84- Artık kazanmakta oldukları onlardan bir şey gideremedi.

85- Biz gökleri ve yeri ve ikisinin arasındakileri gerçekten başka (bir amaçla) yaratmadık. Ve şüphesiz ki saat kesinlikle gelecektir. Artık sen güzel müsamaha ile karşılık ver.

86- Şüphesiz ki senin Rabbin, O  tekrar tekrar yaratandır bilendir.

87- Ve and olsun ki sana tekrarlanandan elçilik gücü* ve büyük Kur'an'ı verdik.

* Ayette geçen "Seb'an" kelimesine "Güç" anlamı verme gerekçemiz, bu ayetin yorumu ile ilgili çok farklı görüşlerin olması ve bu kelimenin sadece 6 dan sonraki bir rakamı ifade etmemesi ve sembolik bir anlamının olmasındandır. Ayrıca Maide s. 3. ayetinde de geçen bu kelimenin güçten kinaye olarak yırtıcı hayvanlar için kullanılmış olması, bizi bu kelimeye "Güç" anlamı vermeye yöneltmiştir. En doğrusunu Allah (c.c.) bilir.

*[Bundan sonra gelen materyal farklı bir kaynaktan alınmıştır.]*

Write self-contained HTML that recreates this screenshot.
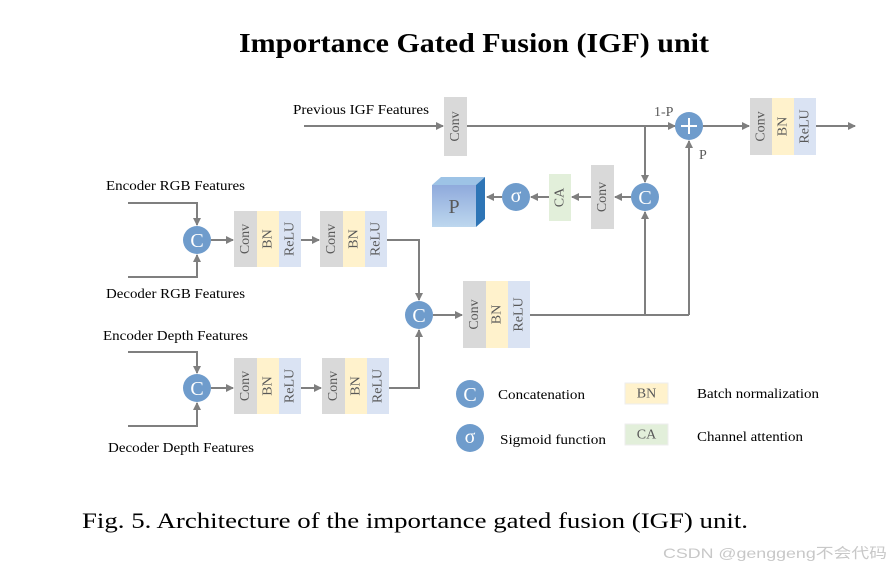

88- İki gözünü, onlardan bir kısmına onunla çifter çifter halinde yararlandırdığımız şeylere sakın uzatma. Ve onlara da üzülme. Ve inananlara kanadını alçalt.

89- Ve de ki: "Şüphesiz ki ben (evet) ben apaçık uyarıcıyım."

90- Nitekim (Salih'i öldürmek için aralarında) yemin edenlere de (azap) indirmiştik.*

* Bu ayete diğer meâllere göre farklı bir meâl verme gerekçemiz, surenin 80-84. ayetleri arasında Hicr topluluğundan bahsediliyor olması ve Neml s. 49. ayeti ile bağ kurmamızdır.

91- Onlar ki Kur'an'ı parça parça yaptılar.

92- 93- Artık senin Rabbine and olsun ki işlemekte olduklarından dolayı onlara topluca soracağız.

94- Artık sen sana emrolunmakta olanı çatlatırcasına ortaya koy ve ortak koşanlardan kayıtsız kal.

95- Şüphesiz ki biz alay edicilere karşı sana yeterliyiz.

96- Onlar ki Allah ile beraber diğer bir ilâh daha kılıyorlarlar.

97- Ve and olsun ki onların söylemekte olduklarından dolayı göğsünün daralmakta olduğunu biliyoruz.

98- Artık Rabbini övgü ile her türlü eksiklikten uzak tut ve boyun eğenlerden ol.

99- Ve Rabbine kulluk et ki şüphe duymadan inanasın.